==== RECORDED INFORMATION ====

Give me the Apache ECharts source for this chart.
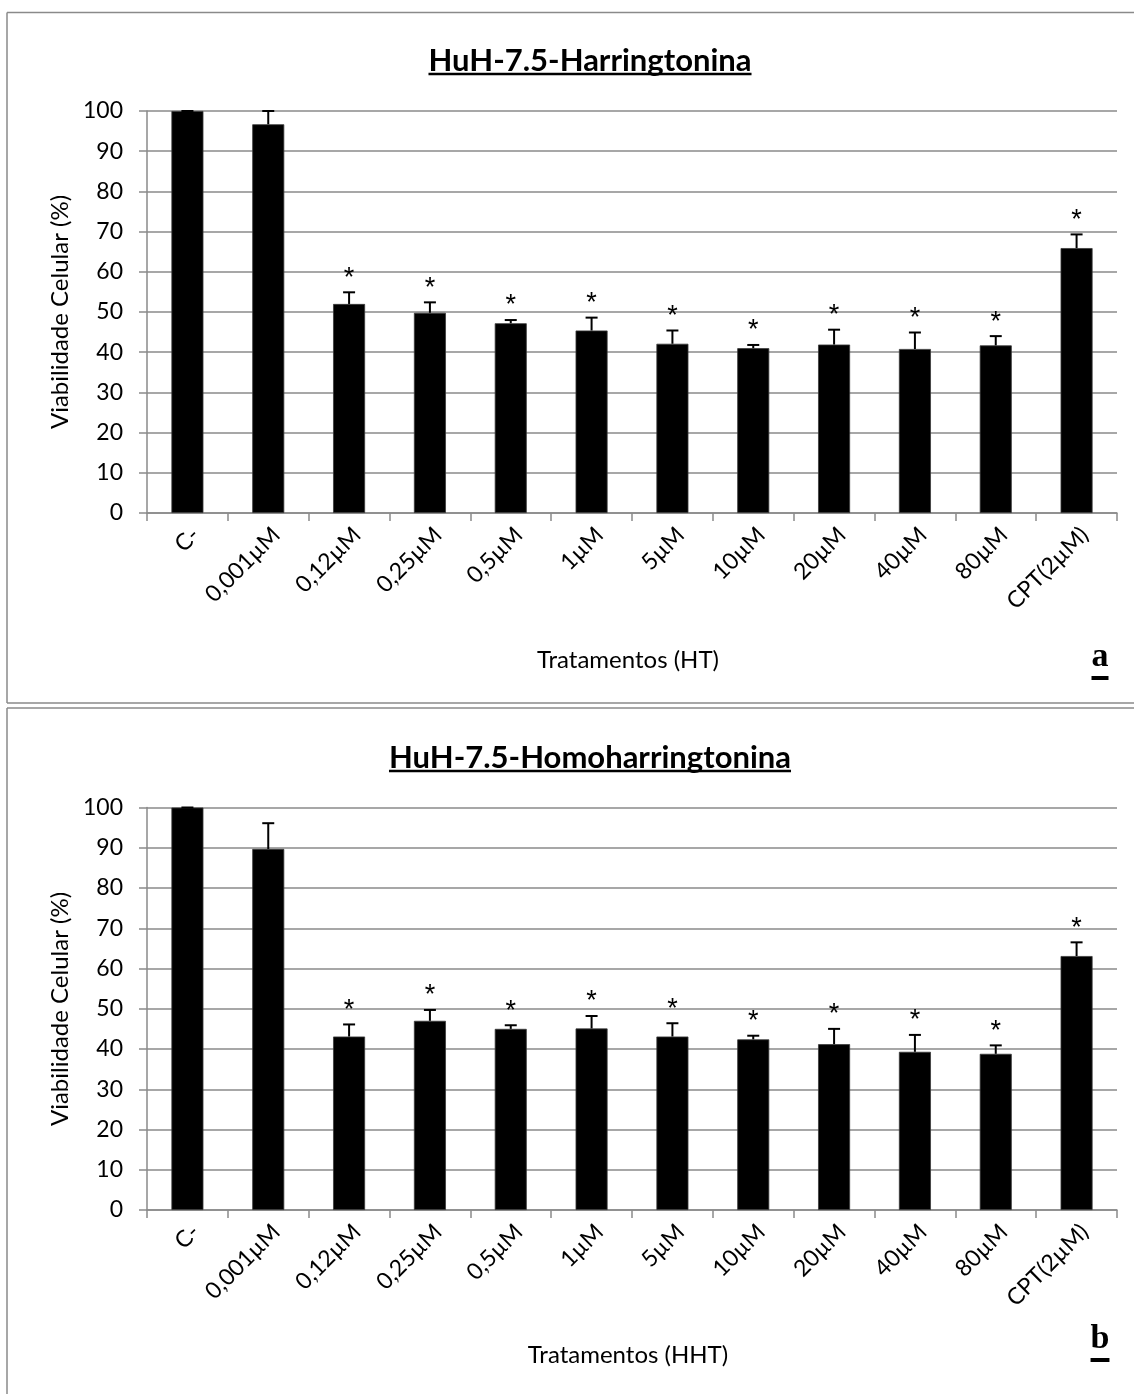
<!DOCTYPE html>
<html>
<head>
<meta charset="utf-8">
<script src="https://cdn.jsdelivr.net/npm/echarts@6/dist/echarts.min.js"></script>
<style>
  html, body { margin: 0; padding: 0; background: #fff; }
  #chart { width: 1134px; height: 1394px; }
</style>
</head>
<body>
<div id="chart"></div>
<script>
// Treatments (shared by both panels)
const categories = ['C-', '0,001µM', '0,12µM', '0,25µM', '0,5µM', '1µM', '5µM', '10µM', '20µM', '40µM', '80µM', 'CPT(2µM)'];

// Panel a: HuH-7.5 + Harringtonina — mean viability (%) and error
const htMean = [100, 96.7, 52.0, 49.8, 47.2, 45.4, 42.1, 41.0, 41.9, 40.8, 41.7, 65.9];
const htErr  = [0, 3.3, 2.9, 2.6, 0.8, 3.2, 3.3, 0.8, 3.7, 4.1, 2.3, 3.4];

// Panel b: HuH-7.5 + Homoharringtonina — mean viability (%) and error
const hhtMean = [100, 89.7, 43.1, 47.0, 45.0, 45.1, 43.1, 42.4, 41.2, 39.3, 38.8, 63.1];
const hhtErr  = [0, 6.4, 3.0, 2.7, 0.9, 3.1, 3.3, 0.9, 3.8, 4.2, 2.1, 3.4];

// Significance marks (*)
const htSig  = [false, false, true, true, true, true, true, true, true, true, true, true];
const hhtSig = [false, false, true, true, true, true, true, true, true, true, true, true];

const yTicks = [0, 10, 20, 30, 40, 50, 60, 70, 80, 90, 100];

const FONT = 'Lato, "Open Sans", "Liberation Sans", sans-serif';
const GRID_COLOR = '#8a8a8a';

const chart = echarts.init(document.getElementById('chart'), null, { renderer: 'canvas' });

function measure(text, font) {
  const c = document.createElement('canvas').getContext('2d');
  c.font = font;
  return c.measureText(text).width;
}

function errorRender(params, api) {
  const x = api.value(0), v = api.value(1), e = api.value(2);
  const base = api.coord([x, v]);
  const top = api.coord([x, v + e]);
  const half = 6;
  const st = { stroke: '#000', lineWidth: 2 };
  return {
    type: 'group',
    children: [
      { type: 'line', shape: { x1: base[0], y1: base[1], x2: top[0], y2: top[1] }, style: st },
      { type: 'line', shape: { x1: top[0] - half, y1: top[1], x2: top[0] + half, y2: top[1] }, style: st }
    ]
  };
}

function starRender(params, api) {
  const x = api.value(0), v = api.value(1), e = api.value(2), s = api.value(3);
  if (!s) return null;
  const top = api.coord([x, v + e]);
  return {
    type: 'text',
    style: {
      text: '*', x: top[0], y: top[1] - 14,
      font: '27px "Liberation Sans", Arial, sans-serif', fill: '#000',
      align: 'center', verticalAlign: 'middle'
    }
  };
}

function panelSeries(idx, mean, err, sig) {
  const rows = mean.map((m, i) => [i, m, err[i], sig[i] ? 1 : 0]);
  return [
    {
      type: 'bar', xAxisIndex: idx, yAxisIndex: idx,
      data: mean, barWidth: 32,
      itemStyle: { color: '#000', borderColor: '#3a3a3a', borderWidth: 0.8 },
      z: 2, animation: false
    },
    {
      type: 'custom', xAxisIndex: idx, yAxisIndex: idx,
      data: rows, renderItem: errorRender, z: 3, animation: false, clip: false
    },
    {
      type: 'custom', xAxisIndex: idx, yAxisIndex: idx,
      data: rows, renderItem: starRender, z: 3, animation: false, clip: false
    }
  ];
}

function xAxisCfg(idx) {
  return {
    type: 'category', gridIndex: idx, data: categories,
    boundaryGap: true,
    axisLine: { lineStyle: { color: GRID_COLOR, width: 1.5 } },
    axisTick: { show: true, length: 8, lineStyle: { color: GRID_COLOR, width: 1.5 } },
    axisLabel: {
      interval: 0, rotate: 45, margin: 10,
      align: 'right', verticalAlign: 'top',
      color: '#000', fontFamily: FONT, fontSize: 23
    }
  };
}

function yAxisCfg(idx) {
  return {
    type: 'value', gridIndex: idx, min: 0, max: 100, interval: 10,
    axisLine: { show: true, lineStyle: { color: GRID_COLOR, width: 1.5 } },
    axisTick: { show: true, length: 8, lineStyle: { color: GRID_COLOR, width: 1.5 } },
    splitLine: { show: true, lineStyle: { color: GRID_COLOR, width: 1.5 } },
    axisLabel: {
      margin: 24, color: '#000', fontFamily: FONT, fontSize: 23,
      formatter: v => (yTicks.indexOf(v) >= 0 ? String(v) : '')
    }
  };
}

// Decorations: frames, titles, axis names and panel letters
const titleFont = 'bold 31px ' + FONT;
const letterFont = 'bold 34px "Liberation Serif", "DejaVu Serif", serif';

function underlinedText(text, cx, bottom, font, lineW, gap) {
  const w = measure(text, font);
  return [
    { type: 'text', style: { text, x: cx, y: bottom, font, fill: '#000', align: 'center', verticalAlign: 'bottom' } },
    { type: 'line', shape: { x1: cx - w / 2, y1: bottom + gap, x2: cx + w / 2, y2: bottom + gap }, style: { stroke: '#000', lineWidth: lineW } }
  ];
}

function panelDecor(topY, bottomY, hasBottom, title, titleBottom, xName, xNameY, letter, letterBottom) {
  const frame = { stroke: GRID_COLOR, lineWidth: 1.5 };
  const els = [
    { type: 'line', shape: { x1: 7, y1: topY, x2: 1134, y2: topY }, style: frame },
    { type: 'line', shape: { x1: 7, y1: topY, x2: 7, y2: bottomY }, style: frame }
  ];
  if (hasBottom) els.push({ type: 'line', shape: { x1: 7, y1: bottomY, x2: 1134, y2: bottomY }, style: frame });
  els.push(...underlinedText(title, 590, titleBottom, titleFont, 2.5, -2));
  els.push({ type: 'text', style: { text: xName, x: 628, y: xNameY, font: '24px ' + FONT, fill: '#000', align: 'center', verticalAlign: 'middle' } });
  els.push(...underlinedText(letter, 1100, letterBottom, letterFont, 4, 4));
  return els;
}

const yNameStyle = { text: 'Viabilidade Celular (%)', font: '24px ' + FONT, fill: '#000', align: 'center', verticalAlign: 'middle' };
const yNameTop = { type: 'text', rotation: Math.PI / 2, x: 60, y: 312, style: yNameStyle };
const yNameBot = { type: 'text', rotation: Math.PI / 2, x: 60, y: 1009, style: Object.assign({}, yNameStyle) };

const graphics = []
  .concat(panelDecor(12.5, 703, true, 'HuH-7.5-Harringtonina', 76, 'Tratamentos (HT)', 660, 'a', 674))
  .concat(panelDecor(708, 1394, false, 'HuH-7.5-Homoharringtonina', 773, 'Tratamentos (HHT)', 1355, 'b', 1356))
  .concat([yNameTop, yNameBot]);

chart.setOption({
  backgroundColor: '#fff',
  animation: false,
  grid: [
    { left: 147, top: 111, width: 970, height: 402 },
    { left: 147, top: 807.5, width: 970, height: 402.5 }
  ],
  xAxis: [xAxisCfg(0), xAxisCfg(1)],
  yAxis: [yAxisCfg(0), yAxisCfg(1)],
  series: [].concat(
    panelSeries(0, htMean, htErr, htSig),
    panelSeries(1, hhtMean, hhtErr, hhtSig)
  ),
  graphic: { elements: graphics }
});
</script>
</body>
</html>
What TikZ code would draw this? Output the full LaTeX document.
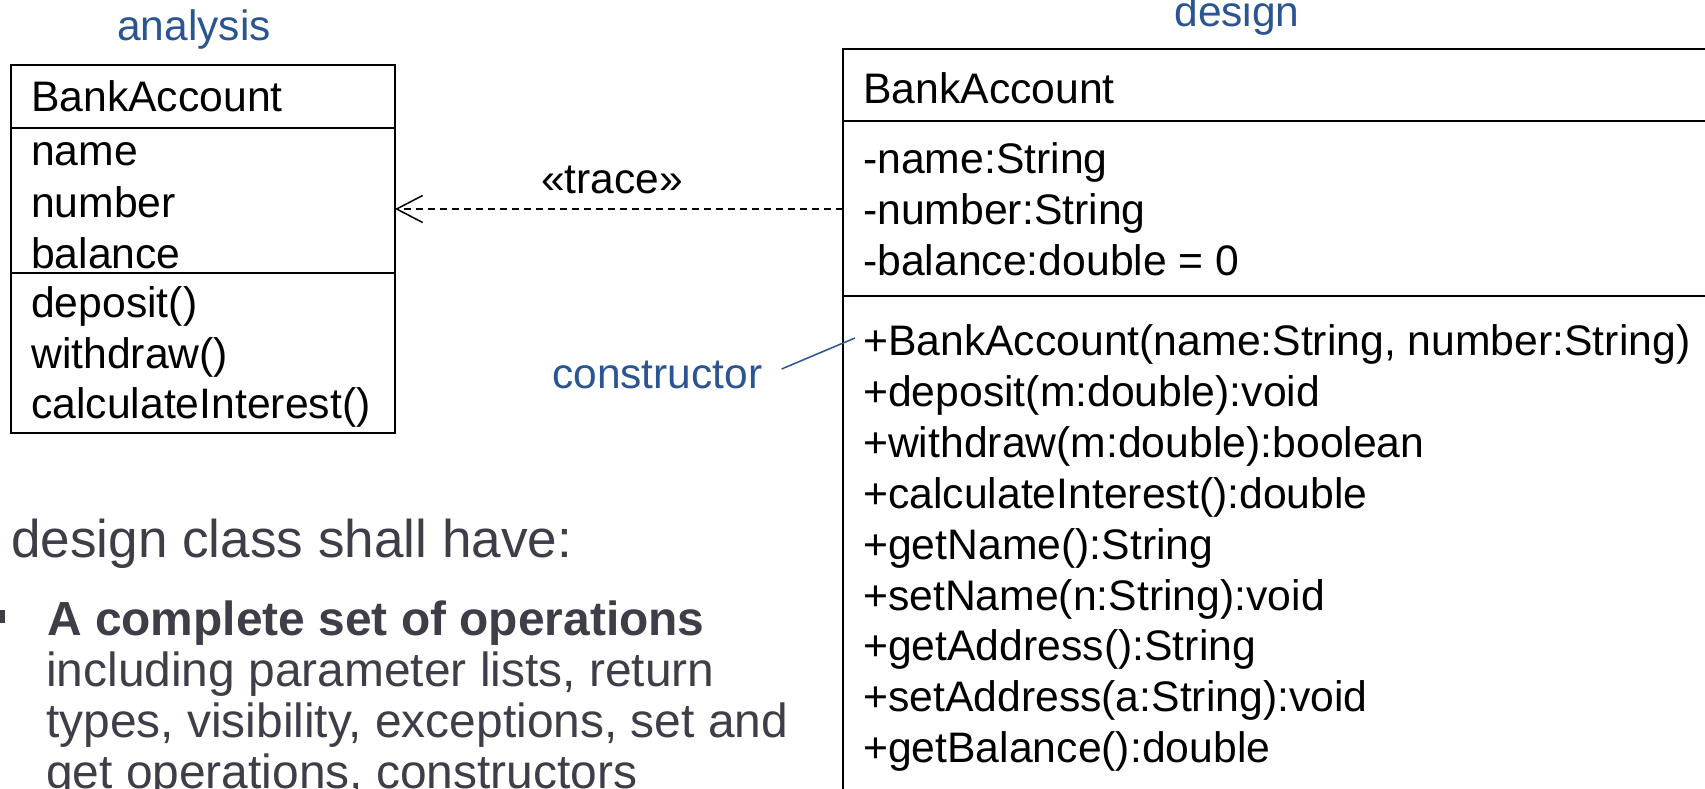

====

TASK DESCRIPTION:
The records above need to be restated word for word, with the pictures left out.

REPLY:
Give me the Apache ECharts source for this chart.
<!DOCTYPE html>
<html>
<head>
<meta charset="utf-8">
<script src="https://cdn.jsdelivr.net/npm/echarts@6/dist/echarts.min.js"></script>
<style>
  html, body { margin: 0; padding: 0; background: #fff; }
  #chart { width: 1134px; height: 1394px; }
</style>
</head>
<body>
<div id="chart"></div>
<script>
// Treatments (shared by both panels)
const categories = ['C-', '0,001µM', '0,12µM', '0,25µM', '0,5µM', '1µM', '5µM', '10µM', '20µM', '40µM', '80µM', 'CPT(2µM)'];

// Panel a: HuH-7.5 + Harringtonina — mean viability (%) and error
const htMean = [100, 96.7, 52.0, 49.8, 47.2, 45.4, 42.1, 41.0, 41.9, 40.8, 41.7, 65.9];
const htErr  = [0, 3.3, 2.9, 2.6, 0.8, 3.2, 3.3, 0.8, 3.7, 4.1, 2.3, 3.4];

// Panel b: HuH-7.5 + Homoharringtonina — mean viability (%) and error
const hhtMean = [100, 89.7, 43.1, 47.0, 45.0, 45.1, 43.1, 42.4, 41.2, 39.3, 38.8, 63.1];
const hhtErr  = [0, 6.4, 3.0, 2.7, 0.9, 3.1, 3.3, 0.9, 3.8, 4.2, 2.1, 3.4];

// Significance marks (*)
const htSig  = [false, false, true, true, true, true, true, true, true, true, true, true];
const hhtSig = [false, false, true, true, true, true, true, true, true, true, true, true];

const yTicks = [0, 10, 20, 30, 40, 50, 60, 70, 80, 90, 100];

const FONT = 'Lato, "Open Sans", "Liberation Sans", sans-serif';
const GRID_COLOR = '#8a8a8a';

const chart = echarts.init(document.getElementById('chart'), null, { renderer: 'canvas' });

function measure(text, font) {
  const c = document.createElement('canvas').getContext('2d');
  c.font = font;
  return c.measureText(text).width;
}

function errorRender(params, api) {
  const x = api.value(0), v = api.value(1), e = api.value(2);
  const base = api.coord([x, v]);
  const top = api.coord([x, v + e]);
  const half = 6;
  const st = { stroke: '#000', lineWidth: 2 };
  return {
    type: 'group',
    children: [
      { type: 'line', shape: { x1: base[0], y1: base[1], x2: top[0], y2: top[1] }, style: st },
      { type: 'line', shape: { x1: top[0] - half, y1: top[1], x2: top[0] + half, y2: top[1] }, style: st }
    ]
  };
}

function starRender(params, api) {
  const x = api.value(0), v = api.value(1), e = api.value(2), s = api.value(3);
  if (!s) return null;
  const top = api.coord([x, v + e]);
  return {
    type: 'text',
    style: {
      text: '*', x: top[0], y: top[1] - 14,
      font: '27px "Liberation Sans", Arial, sans-serif', fill: '#000',
      align: 'center', verticalAlign: 'middle'
    }
  };
}

function panelSeries(idx, mean, err, sig) {
  const rows = mean.map((m, i) => [i, m, err[i], sig[i] ? 1 : 0]);
  return [
    {
      type: 'bar', xAxisIndex: idx, yAxisIndex: idx,
      data: mean, barWidth: 32,
      itemStyle: { color: '#000', borderColor: '#3a3a3a', borderWidth: 0.8 },
      z: 2, animation: false
    },
    {
      type: 'custom', xAxisIndex: idx, yAxisIndex: idx,
      data: rows, renderItem: errorRender, z: 3, animation: false, clip: false
    },
    {
      type: 'custom', xAxisIndex: idx, yAxisIndex: idx,
      data: rows, renderItem: starRender, z: 3, animation: false, clip: false
    }
  ];
}

function xAxisCfg(idx) {
  return {
    type: 'category', gridIndex: idx, data: categories,
    boundaryGap: true,
    axisLine: { lineStyle: { color: GRID_COLOR, width: 1.5 } },
    axisTick: { show: true, length: 8, lineStyle: { color: GRID_COLOR, width: 1.5 } },
    axisLabel: {
      interval: 0, rotate: 45, margin: 10,
      align: 'right', verticalAlign: 'top',
      color: '#000', fontFamily: FONT, fontSize: 23
    }
  };
}

function yAxisCfg(idx) {
  return {
    type: 'value', gridIndex: idx, min: 0, max: 100, interval: 10,
    axisLine: { show: true, lineStyle: { color: GRID_COLOR, width: 1.5 } },
    axisTick: { show: true, length: 8, lineStyle: { color: GRID_COLOR, width: 1.5 } },
    splitLine: { show: true, lineStyle: { color: GRID_COLOR, width: 1.5 } },
    axisLabel: {
      margin: 24, color: '#000', fontFamily: FONT, fontSize: 23,
      formatter: v => (yTicks.indexOf(v) >= 0 ? String(v) : '')
    }
  };
}

// Decorations: frames, titles, axis names and panel letters
const titleFont = 'bold 31px ' + FONT;
const letterFont = 'bold 34px "Liberation Serif", "DejaVu Serif", serif';

function underlinedText(text, cx, bottom, font, lineW, gap) {
  const w = measure(text, font);
  return [
    { type: 'text', style: { text, x: cx, y: bottom, font, fill: '#000', align: 'center', verticalAlign: 'bottom' } },
    { type: 'line', shape: { x1: cx - w / 2, y1: bottom + gap, x2: cx + w / 2, y2: bottom + gap }, style: { stroke: '#000', lineWidth: lineW } }
  ];
}

function panelDecor(topY, bottomY, hasBottom, title, titleBottom, xName, xNameY, letter, letterBottom) {
  const frame = { stroke: GRID_COLOR, lineWidth: 1.5 };
  const els = [
    { type: 'line', shape: { x1: 7, y1: topY, x2: 1134, y2: topY }, style: frame },
    { type: 'line', shape: { x1: 7, y1: topY, x2: 7, y2: bottomY }, style: frame }
  ];
  if (hasBottom) els.push({ type: 'line', shape: { x1: 7, y1: bottomY, x2: 1134, y2: bottomY }, style: frame });
  els.push(...underlinedText(title, 590, titleBottom, titleFont, 2.5, -2));
  els.push({ type: 'text', style: { text: xName, x: 628, y: xNameY, font: '24px ' + FONT, fill: '#000', align: 'center', verticalAlign: 'middle' } });
  els.push(...underlinedText(letter, 1100, letterBottom, letterFont, 4, 4));
  return els;
}

const yNameStyle = { text: 'Viabilidade Celular (%)', font: '24px ' + FONT, fill: '#000', align: 'center', verticalAlign: 'middle' };
const yNameTop = { type: 'text', rotation: Math.PI / 2, x: 60, y: 312, style: yNameStyle };
const yNameBot = { type: 'text', rotation: Math.PI / 2, x: 60, y: 1009, style: Object.assign({}, yNameStyle) };

const graphics = []
  .concat(panelDecor(12.5, 703, true, 'HuH-7.5-Harringtonina', 76, 'Tratamentos (HT)', 660, 'a', 674))
  .concat(panelDecor(708, 1394, false, 'HuH-7.5-Homoharringtonina', 773, 'Tratamentos (HHT)', 1355, 'b', 1356))
  .concat([yNameTop, yNameBot]);

chart.setOption({
  backgroundColor: '#fff',
  animation: false,
  grid: [
    { left: 147, top: 111, width: 970, height: 402 },
    { left: 147, top: 807.5, width: 970, height: 402.5 }
  ],
  xAxis: [xAxisCfg(0), xAxisCfg(1)],
  yAxis: [yAxisCfg(0), yAxisCfg(1)],
  series: [].concat(
    panelSeries(0, htMean, htErr, htSig),
    panelSeries(1, hhtMean, hhtErr, hhtSig)
  ),
  graphic: { elements: graphics }
});
</script>
</body>
</html>
What TikZ code would draw this? Output the full LaTeX document.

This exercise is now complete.